YOUR OBJECTIVE: Return the material word for word. Do not include the pictures.

RAW DATA:
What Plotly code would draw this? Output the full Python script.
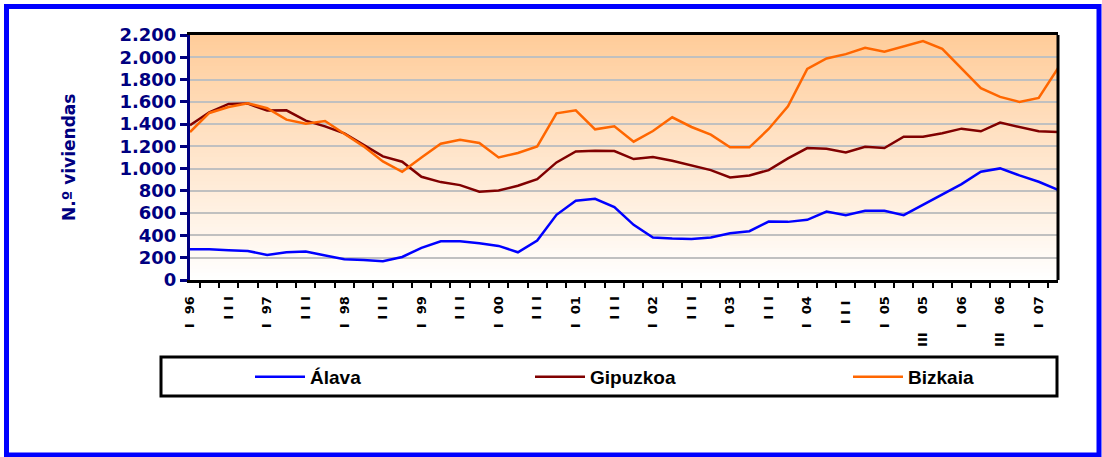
import plotly.graph_objects as go

# ---------------- data ----------------
years = [str(y) for y in range(1996, 2008)]
quarters = ["I", "II", "III", "IV"]
categories = [f"{y} {q}" for y in years for q in quarters][:46]

alava = [276, 276, 267, 261, 225, 249, 255, 222, 186, 180, 168, 207, 288, 348, 348, 330,
         306, 249, 354, 585, 711, 729, 654, 495, 381, 372, 369, 381, 420, 438, 525, 522,
         540, 615, 582, 621, 621, 582, 675, 774, 861, 972, 1002, 939, 882, 810]
gipuzkoa = [1389, 1506, 1581, 1584, 1521, 1524, 1431, 1380, 1317, 1215, 1110, 1062, 927, 879,
            852, 792, 804, 846, 906, 1056, 1155, 1161, 1158, 1086, 1104, 1071, 1029, 987, 921,
            939, 987, 1092, 1185, 1179, 1146, 1197, 1185, 1287, 1287, 1317, 1359, 1335, 1413,
            1374, 1335, 1329]
bizkaia = [1329, 1500, 1554, 1587, 1542, 1440, 1404, 1428, 1314, 1200, 1065, 972, 1101, 1224,
           1260, 1230, 1101, 1140, 1200, 1497, 1524, 1353, 1380, 1242, 1338, 1461, 1374, 1305,
           1191, 1191, 1356, 1560, 1896, 1989, 2028, 2085, 2049, 2094, 2145, 2076, 1896, 1722,
           1644, 1599, 1635, 1902]

NB = "\u00a0"
tick_labels = []
for c in categories:
    y, q = c.split()
    yy = y[2:]
    if q == "I":
        tick_labels.append("I" + NB * 2 + yy)
    elif q == "III":
        if y in ("2005", "2006"):
            tick_labels.append("III" + NB * 4 + yy)
        elif y == "2004":
            tick_labels.append("I" + NB + "I" + NB + "I" + NB)
        else:
            tick_labels.append("I" + NB + "I" + NB + "I")
    else:
        tick_labels.append("")

# ---------------- layout geometry ----------------
W, H = 1102, 457
L, R, T, B = 190, 1058, 35, 280
PW, PH = R - L, B - T


def px(x):
    return (x - L) / PW


def py(y):
    return (B - y) / PH


NAVY = "#000080"
fig = go.Figure()

series = [("Álava", alava, "#0000FF", "legend"),
          ("Gipuzkoa", gipuzkoa, "#800000", "legend2"),
          ("Bizkaia", bizkaia, "#FF6600", "legend3")]
for name, vals, col, lg in series:
    fig.add_trace(go.Scatter(x=categories, y=vals, mode="lines", name=name,
                             line=dict(color=col, width=2.5), legend=lg))

shapes = []
# gradient background bands
nb = 70
top = (255, 204, 153)
bot = (255, 255, 255)
for i in range(nb):
    f = (i + 0.5) / nb
    c = tuple(round(top[k] + (bot[k] - top[k]) * f) for k in range(3))
    shapes.append(dict(type="rect", xref="paper", yref="paper",
                       x0=0, x1=1, y0=1 - (i + 1) / nb, y1=1 - i / nb + 0.002,
                       fillcolor=f"rgb{c}", line=dict(width=0), layer="below"))
# right border of plot area
shapes.append(dict(type="line", xref="paper", yref="paper", x0=1, x1=1, y0=0, y1=1,
                   line=dict(color="black", width=3)))
# legend box
shapes.append(dict(type="rect", xref="paper", yref="paper",
                   x0=px(161), x1=px(1057), y0=py(396), y1=py(357),
                   line=dict(color="black", width=3), fillcolor="rgba(0,0,0,0)"))
# outer blue frame
shapes.append(dict(type="rect", xref="paper", yref="paper",
                   x0=px(6.5), x1=px(1099), y0=py(455), y1=py(6.5),
                   line=dict(color="#0000FF", width=5), fillcolor="rgba(0,0,0,0)"))

legend_font = dict(family="Liberation Sans, Arial", size=19, color="black", weight="bold")
leg_common = dict(orientation="h", xanchor="left", yanchor="middle", bgcolor="rgba(0,0,0,0)",
                  borderwidth=0, font=legend_font, itemwidth=50)

fig.update_layout(
    width=W, height=H,
    margin=dict(l=L, r=W - R, t=T, b=H - B),
    paper_bgcolor="white", plot_bgcolor="white",
    separators=",.",
    showlegend=True,
    legend=dict(x=px(250), y=py(377), **leg_common),
    legend2=dict(x=px(530), y=py(377), **leg_common),
    legend3=dict(x=px(848), y=py(377), **leg_common),
    shapes=shapes,
    annotations=[dict(text="N.º viviendas", xref="paper", yref="paper",
                      x=px(69), y=py(158), textangle=-90, showarrow=False,
                      xanchor="center", yanchor="middle",
                      font=dict(family="DejaVu Sans", size=17, color=NAVY, weight="bold"))],
)

fig.update_xaxes(
    type="category", categoryorder="array", categoryarray=categories,
    tickmode="array", tickvals=categories, ticktext=tick_labels,
    tickson="boundaries", ticks="outside", ticklen=5, tickwidth=2, tickcolor="black",
    tickangle=-90, ticklabelstandoff=8,
    tickfont=dict(family="DejaVu Sans", size=13, color="black", weight="bold"),
    showline=True, linecolor="black", linewidth=3, mirror=True,
    showgrid=False, zeroline=False,
)
fig.update_yaxes(
    range=[0, 2200], tickmode="linear", tick0=0, dtick=200, tickformat=",d",
    ticks="outside", ticklen=7, tickwidth=3, tickcolor=NAVY,
    tickfont=dict(family="DejaVu Sans", size=18, color=NAVY, weight="bold"),
    showline=True, linecolor=NAVY, linewidth=3,
    showgrid=True, gridcolor="#C0C0C0", gridwidth=2, zeroline=False,
)

fig.write_html("out.html", config={"displayModeBar": False},
               post_script="document.body.style.margin='0';document.body.style.overflow='hidden';")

FINAL ANSWER:
What Plotly code would draw this? Output the full Python script.
import plotly.graph_objects as go

# ---------------- data ----------------
years = [str(y) for y in range(1996, 2008)]
quarters = ["I", "II", "III", "IV"]
categories = [f"{y} {q}" for y in years for q in quarters][:46]

alava = [276, 276, 267, 261, 225, 249, 255, 222, 186, 180, 168, 207, 288, 348, 348, 330,
         306, 249, 354, 585, 711, 729, 654, 495, 381, 372, 369, 381, 420, 438, 525, 522,
         540, 615, 582, 621, 621, 582, 675, 774, 861, 972, 1002, 939, 882, 810]
gipuzkoa = [1389, 1506, 1581, 1584, 1521, 1524, 1431, 1380, 1317, 1215, 1110, 1062, 927, 879,
            852, 792, 804, 846, 906, 1056, 1155, 1161, 1158, 1086, 1104, 1071, 1029, 987, 921,
            939, 987, 1092, 1185, 1179, 1146, 1197, 1185, 1287, 1287, 1317, 1359, 1335, 1413,
            1374, 1335, 1329]
bizkaia = [1329, 1500, 1554, 1587, 1542, 1440, 1404, 1428, 1314, 1200, 1065, 972, 1101, 1224,
           1260, 1230, 1101, 1140, 1200, 1497, 1524, 1353, 1380, 1242, 1338, 1461, 1374, 1305,
           1191, 1191, 1356, 1560, 1896, 1989, 2028, 2085, 2049, 2094, 2145, 2076, 1896, 1722,
           1644, 1599, 1635, 1902]

NB = "\u00a0"
tick_labels = []
for c in categories:
    y, q = c.split()
    yy = y[2:]
    if q == "I":
        tick_labels.append("I" + NB * 2 + yy)
    elif q == "III":
        if y in ("2005", "2006"):
            tick_labels.append("III" + NB * 4 + yy)
        elif y == "2004":
            tick_labels.append("I" + NB + "I" + NB + "I" + NB)
        else:
            tick_labels.append("I" + NB + "I" + NB + "I")
    else:
        tick_labels.append("")

# ---------------- layout geometry ----------------
W, H = 1102, 457
L, R, T, B = 190, 1058, 35, 280
PW, PH = R - L, B - T


def px(x):
    return (x - L) / PW


def py(y):
    return (B - y) / PH


NAVY = "#000080"
fig = go.Figure()

series = [("Álava", alava, "#0000FF", "legend"),
          ("Gipuzkoa", gipuzkoa, "#800000", "legend2"),
          ("Bizkaia", bizkaia, "#FF6600", "legend3")]
for name, vals, col, lg in series:
    fig.add_trace(go.Scatter(x=categories, y=vals, mode="lines", name=name,
                             line=dict(color=col, width=2.5), legend=lg))

shapes = []
# gradient background bands
nb = 70
top = (255, 204, 153)
bot = (255, 255, 255)
for i in range(nb):
    f = (i + 0.5) / nb
    c = tuple(round(top[k] + (bot[k] - top[k]) * f) for k in range(3))
    shapes.append(dict(type="rect", xref="paper", yref="paper",
                       x0=0, x1=1, y0=1 - (i + 1) / nb, y1=1 - i / nb + 0.002,
                       fillcolor=f"rgb{c}", line=dict(width=0), layer="below"))
# right border of plot area
shapes.append(dict(type="line", xref="paper", yref="paper", x0=1, x1=1, y0=0, y1=1,
                   line=dict(color="black", width=3)))
# legend box
shapes.append(dict(type="rect", xref="paper", yref="paper",
                   x0=px(161), x1=px(1057), y0=py(396), y1=py(357),
                   line=dict(color="black", width=3), fillcolor="rgba(0,0,0,0)"))
# outer blue frame
shapes.append(dict(type="rect", xref="paper", yref="paper",
                   x0=px(6.5), x1=px(1099), y0=py(455), y1=py(6.5),
                   line=dict(color="#0000FF", width=5), fillcolor="rgba(0,0,0,0)"))

legend_font = dict(family="Liberation Sans, Arial", size=19, color="black", weight="bold")
leg_common = dict(orientation="h", xanchor="left", yanchor="middle", bgcolor="rgba(0,0,0,0)",
                  borderwidth=0, font=legend_font, itemwidth=50)

fig.update_layout(
    width=W, height=H,
    margin=dict(l=L, r=W - R, t=T, b=H - B),
    paper_bgcolor="white", plot_bgcolor="white",
    separators=",.",
    showlegend=True,
    legend=dict(x=px(250), y=py(377), **leg_common),
    legend2=dict(x=px(530), y=py(377), **leg_common),
    legend3=dict(x=px(848), y=py(377), **leg_common),
    shapes=shapes,
    annotations=[dict(text="N.º viviendas", xref="paper", yref="paper",
                      x=px(69), y=py(158), textangle=-90, showarrow=False,
                      xanchor="center", yanchor="middle",
                      font=dict(family="DejaVu Sans", size=17, color=NAVY, weight="bold"))],
)

fig.update_xaxes(
    type="category", categoryorder="array", categoryarray=categories,
    tickmode="array", tickvals=categories, ticktext=tick_labels,
    tickson="boundaries", ticks="outside", ticklen=5, tickwidth=2, tickcolor="black",
    tickangle=-90, ticklabelstandoff=8,
    tickfont=dict(family="DejaVu Sans", size=13, color="black", weight="bold"),
    showline=True, linecolor="black", linewidth=3, mirror=True,
    showgrid=False, zeroline=False,
)
fig.update_yaxes(
    range=[0, 2200], tickmode="linear", tick0=0, dtick=200, tickformat=",d",
    ticks="outside", ticklen=7, tickwidth=3, tickcolor=NAVY,
    tickfont=dict(family="DejaVu Sans", size=18, color=NAVY, weight="bold"),
    showline=True, linecolor=NAVY, linewidth=3,
    showgrid=True, gridcolor="#C0C0C0", gridwidth=2, zeroline=False,
)

fig.write_html("out.html", config={"displayModeBar": False},
               post_script="document.body.style.margin='0';document.body.style.overflow='hidden';")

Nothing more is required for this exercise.